━━━ RECORDS TO USE

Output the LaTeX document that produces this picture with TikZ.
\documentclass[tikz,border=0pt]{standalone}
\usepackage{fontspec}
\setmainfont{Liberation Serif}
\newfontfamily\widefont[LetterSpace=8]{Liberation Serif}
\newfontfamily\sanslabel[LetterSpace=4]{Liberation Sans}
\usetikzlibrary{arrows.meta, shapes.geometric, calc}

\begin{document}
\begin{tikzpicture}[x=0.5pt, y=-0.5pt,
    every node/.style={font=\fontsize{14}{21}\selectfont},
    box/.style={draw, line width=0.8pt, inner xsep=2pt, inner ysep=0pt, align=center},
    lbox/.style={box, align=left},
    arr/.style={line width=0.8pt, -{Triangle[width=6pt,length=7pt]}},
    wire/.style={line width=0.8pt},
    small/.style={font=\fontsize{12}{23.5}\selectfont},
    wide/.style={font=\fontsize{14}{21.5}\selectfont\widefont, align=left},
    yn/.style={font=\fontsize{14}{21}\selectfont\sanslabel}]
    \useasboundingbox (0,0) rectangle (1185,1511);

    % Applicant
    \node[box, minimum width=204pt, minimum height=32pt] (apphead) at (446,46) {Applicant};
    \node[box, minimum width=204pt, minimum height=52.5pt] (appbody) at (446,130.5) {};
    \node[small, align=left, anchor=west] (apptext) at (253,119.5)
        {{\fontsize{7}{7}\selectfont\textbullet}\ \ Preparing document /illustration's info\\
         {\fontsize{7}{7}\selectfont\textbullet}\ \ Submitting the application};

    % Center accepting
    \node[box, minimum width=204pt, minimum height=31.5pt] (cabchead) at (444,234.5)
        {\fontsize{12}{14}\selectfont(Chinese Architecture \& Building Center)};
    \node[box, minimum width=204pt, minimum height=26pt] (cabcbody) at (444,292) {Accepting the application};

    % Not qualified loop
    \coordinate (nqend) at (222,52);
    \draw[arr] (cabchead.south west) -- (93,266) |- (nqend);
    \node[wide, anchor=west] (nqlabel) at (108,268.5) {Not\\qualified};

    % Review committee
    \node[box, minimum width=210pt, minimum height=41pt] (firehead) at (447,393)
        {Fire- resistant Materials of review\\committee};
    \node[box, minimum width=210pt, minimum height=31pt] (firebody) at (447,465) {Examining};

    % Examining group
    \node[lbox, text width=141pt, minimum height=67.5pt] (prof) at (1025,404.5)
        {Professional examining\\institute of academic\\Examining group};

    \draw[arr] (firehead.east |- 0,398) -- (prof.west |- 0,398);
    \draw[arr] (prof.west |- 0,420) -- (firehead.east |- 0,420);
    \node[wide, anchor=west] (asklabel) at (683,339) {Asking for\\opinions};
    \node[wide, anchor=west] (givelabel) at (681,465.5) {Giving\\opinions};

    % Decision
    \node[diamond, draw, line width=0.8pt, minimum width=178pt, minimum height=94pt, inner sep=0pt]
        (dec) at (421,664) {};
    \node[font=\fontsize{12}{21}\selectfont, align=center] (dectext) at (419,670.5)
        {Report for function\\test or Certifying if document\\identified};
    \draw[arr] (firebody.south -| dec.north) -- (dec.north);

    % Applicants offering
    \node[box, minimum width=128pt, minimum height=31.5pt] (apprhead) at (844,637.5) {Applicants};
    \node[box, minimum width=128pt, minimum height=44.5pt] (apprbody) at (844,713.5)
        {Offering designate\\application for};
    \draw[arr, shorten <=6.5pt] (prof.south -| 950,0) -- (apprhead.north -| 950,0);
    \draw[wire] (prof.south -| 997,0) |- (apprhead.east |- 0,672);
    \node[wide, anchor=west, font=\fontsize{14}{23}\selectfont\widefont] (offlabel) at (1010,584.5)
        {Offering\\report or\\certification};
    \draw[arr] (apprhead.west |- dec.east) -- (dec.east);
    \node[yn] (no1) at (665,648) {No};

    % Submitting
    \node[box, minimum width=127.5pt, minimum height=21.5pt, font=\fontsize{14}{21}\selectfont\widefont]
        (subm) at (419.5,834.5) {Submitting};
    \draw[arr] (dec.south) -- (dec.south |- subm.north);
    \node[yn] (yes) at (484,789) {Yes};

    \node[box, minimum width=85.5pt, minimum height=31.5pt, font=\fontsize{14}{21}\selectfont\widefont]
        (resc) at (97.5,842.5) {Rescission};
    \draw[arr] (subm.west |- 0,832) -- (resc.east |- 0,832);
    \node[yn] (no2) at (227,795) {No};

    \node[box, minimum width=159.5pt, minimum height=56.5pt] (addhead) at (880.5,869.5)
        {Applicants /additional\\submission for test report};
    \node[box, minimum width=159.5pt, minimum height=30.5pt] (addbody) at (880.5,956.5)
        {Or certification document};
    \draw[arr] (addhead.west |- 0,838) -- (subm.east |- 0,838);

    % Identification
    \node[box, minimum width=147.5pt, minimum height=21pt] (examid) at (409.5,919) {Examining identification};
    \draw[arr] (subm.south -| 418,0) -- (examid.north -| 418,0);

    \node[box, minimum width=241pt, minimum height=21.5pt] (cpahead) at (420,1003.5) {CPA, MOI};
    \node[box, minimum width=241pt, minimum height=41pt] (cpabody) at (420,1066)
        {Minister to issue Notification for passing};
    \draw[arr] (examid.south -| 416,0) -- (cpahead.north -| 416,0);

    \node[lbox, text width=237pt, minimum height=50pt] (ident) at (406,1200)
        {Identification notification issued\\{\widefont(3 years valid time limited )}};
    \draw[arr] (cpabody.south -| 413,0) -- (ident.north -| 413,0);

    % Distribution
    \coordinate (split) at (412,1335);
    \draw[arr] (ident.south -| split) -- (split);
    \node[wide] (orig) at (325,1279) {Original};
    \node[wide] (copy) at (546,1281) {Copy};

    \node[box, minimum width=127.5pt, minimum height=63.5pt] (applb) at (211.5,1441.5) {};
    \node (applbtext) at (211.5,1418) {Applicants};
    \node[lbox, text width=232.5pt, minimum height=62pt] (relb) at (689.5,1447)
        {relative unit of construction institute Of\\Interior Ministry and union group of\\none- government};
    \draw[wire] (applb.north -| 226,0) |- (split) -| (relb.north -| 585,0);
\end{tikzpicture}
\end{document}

━━━━━━
━━━ RECORDS TO USE

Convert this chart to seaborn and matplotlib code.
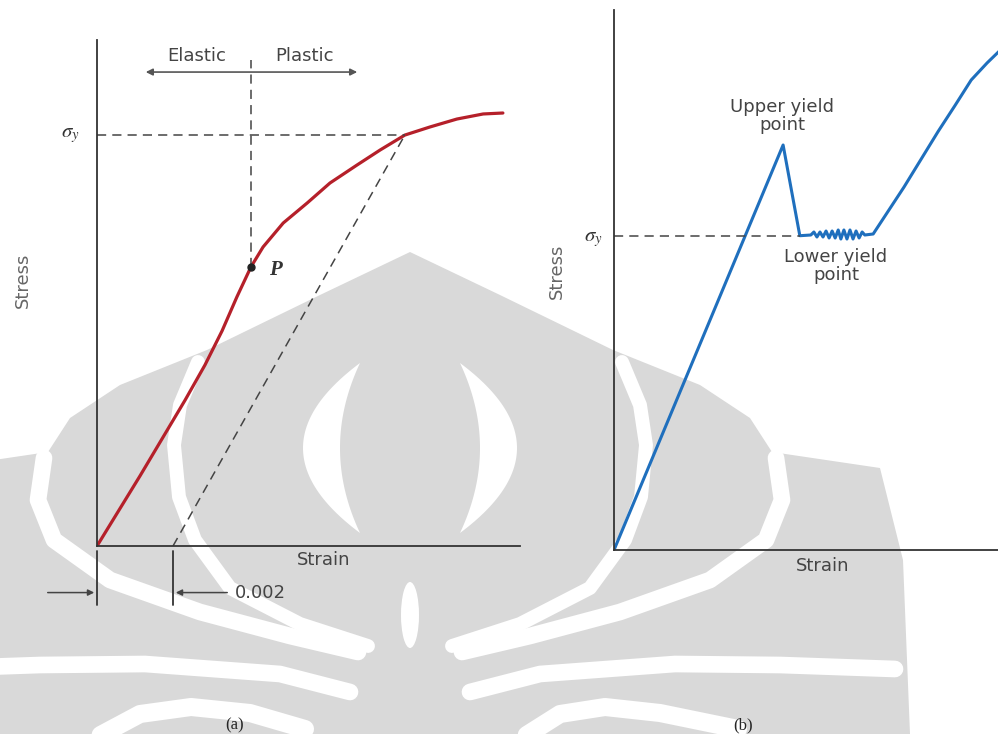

━━━━━━
━━━ RECORDS TO USE

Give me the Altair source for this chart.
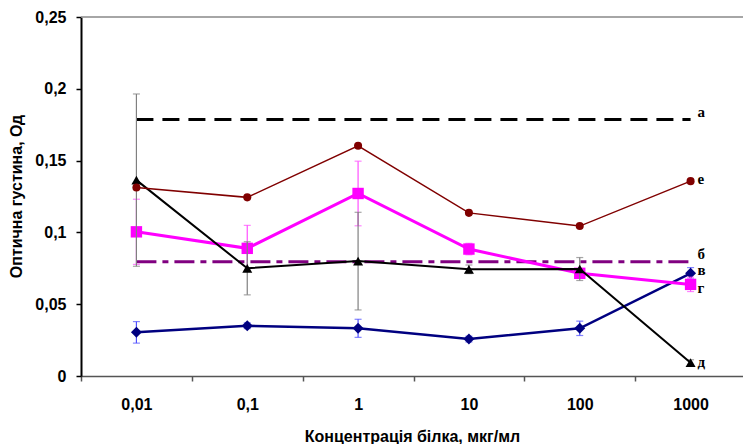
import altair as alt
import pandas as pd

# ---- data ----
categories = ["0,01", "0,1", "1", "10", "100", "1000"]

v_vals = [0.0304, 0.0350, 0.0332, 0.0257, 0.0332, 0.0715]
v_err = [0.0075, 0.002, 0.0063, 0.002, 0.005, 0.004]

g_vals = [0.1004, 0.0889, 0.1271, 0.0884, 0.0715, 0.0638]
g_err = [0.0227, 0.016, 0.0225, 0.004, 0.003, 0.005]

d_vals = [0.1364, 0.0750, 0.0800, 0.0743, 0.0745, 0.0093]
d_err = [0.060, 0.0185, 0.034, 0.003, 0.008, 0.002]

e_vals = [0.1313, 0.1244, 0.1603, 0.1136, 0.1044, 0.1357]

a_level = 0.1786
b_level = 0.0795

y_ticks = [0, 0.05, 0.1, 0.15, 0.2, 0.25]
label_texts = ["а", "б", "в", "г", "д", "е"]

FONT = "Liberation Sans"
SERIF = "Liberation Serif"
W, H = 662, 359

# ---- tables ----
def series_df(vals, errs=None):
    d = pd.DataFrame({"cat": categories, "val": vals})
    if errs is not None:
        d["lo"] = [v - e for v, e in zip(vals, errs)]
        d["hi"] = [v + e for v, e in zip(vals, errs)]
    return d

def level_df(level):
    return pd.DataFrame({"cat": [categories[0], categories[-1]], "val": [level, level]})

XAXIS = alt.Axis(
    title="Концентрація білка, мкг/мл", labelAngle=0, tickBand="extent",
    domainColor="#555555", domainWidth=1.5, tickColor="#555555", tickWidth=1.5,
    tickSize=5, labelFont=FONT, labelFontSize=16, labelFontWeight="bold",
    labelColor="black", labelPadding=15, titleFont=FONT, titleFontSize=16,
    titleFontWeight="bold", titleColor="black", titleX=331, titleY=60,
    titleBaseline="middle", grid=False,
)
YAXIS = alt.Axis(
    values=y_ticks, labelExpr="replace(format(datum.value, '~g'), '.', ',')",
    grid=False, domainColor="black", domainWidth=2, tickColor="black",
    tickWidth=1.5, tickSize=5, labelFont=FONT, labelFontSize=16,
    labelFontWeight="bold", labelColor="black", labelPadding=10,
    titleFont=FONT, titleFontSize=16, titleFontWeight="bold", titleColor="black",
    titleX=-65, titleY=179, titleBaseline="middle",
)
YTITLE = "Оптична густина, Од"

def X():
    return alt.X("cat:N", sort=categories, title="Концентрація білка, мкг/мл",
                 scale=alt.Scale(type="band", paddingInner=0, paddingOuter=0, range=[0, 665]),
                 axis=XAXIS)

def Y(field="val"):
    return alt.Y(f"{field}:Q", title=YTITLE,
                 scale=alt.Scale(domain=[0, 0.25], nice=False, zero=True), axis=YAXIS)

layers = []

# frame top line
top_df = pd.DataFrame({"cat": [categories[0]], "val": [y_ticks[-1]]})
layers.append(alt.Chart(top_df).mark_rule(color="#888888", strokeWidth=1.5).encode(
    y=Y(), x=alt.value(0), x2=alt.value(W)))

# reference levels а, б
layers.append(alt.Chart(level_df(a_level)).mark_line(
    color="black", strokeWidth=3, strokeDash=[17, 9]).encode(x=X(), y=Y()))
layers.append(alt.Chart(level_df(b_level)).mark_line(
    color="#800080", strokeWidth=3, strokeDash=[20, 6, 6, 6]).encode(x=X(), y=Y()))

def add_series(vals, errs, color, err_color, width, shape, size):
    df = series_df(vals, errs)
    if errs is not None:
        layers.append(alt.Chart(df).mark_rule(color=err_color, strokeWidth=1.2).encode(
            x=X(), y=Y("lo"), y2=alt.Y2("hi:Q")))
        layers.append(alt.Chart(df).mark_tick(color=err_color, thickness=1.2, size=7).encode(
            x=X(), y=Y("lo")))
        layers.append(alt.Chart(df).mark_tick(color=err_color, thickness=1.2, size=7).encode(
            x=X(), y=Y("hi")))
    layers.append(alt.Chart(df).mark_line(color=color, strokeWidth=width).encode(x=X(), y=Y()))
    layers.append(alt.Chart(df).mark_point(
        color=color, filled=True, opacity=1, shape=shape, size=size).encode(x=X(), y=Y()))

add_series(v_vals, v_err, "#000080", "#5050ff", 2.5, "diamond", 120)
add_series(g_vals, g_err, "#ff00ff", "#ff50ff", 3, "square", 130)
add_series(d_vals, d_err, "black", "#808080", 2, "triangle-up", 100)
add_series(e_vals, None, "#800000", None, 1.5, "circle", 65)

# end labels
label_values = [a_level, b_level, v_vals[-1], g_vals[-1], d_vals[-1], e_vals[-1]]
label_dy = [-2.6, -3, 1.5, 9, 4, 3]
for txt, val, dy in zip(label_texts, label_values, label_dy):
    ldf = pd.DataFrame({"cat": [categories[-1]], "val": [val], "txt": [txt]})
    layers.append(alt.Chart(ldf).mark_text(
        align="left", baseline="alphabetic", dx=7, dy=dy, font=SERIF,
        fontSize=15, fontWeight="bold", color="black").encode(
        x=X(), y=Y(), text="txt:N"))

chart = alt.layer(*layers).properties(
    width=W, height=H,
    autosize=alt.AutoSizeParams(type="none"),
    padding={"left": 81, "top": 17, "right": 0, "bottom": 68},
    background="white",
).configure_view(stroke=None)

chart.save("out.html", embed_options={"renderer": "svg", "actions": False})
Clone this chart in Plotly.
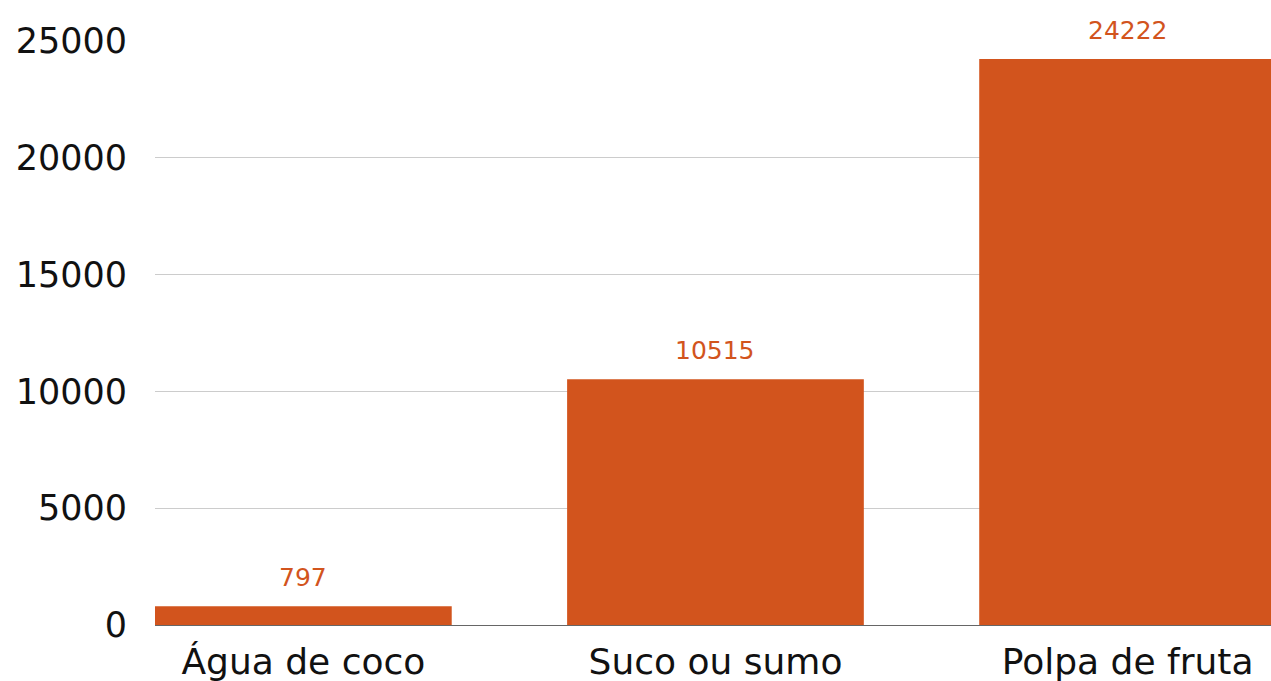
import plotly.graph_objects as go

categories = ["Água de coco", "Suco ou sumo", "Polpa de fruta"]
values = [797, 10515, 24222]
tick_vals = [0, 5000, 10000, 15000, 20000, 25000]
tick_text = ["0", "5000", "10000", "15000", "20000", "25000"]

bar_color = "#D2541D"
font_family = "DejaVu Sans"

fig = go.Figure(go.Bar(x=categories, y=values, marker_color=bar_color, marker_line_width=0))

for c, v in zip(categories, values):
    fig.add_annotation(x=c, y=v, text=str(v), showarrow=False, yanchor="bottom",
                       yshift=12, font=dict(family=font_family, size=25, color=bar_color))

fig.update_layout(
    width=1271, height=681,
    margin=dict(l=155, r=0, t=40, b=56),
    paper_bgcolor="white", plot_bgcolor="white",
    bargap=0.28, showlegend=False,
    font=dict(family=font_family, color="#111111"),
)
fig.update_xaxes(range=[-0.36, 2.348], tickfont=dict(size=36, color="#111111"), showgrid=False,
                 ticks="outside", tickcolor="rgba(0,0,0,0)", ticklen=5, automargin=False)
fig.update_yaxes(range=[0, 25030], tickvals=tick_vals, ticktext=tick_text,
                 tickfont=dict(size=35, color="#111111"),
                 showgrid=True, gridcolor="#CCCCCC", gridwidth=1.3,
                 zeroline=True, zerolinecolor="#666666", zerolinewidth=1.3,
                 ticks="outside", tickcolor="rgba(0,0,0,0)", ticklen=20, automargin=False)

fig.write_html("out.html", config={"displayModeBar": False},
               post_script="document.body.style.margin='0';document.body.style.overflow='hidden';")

━━━━━━

**WHAT THE EXERCISE ASKS**
Take the line that contains "Output the LaTeX", the line that contains "width=204pt, minimum height=26pt]", and all lines between, and give them again exactly; include no other line.

**THE COMPLETED TASK**
Output the LaTeX document that produces this picture with TikZ.
\documentclass[tikz,border=0pt]{standalone}
\usepackage{fontspec}
\setmainfont{Liberation Serif}
\newfontfamily\widefont[LetterSpace=8]{Liberation Serif}
\newfontfamily\sanslabel[LetterSpace=4]{Liberation Sans}
\usetikzlibrary{arrows.meta, shapes.geometric, calc}

\begin{document}
\begin{tikzpicture}[x=0.5pt, y=-0.5pt,
    every node/.style={font=\fontsize{14}{21}\selectfont},
    box/.style={draw, line width=0.8pt, inner xsep=2pt, inner ysep=0pt, align=center},
    lbox/.style={box, align=left},
    arr/.style={line width=0.8pt, -{Triangle[width=6pt,length=7pt]}},
    wire/.style={line width=0.8pt},
    small/.style={font=\fontsize{12}{23.5}\selectfont},
    wide/.style={font=\fontsize{14}{21.5}\selectfont\widefont, align=left},
    yn/.style={font=\fontsize{14}{21}\selectfont\sanslabel}]
    \useasboundingbox (0,0) rectangle (1185,1511);

    % Applicant
    \node[box, minimum width=204pt, minimum height=32pt] (apphead) at (446,46) {Applicant};
    \node[box, minimum width=204pt, minimum height=52.5pt] (appbody) at (446,130.5) {};
    \node[small, align=left, anchor=west] (apptext) at (253,119.5)
        {{\fontsize{7}{7}\selectfont\textbullet}\ \ Preparing document /illustration's info\\
         {\fontsize{7}{7}\selectfont\textbullet}\ \ Submitting the application};

    % Center accepting
    \node[box, minimum width=204pt, minimum height=31.5pt] (cabchead) at (444,234.5)
        {\fontsize{12}{14}\selectfont(Chinese Architecture \& Building Center)};
    \node[box, minimum width=204pt, minimum height=26pt] (cabcbody) at (444,292) {Accepting the application};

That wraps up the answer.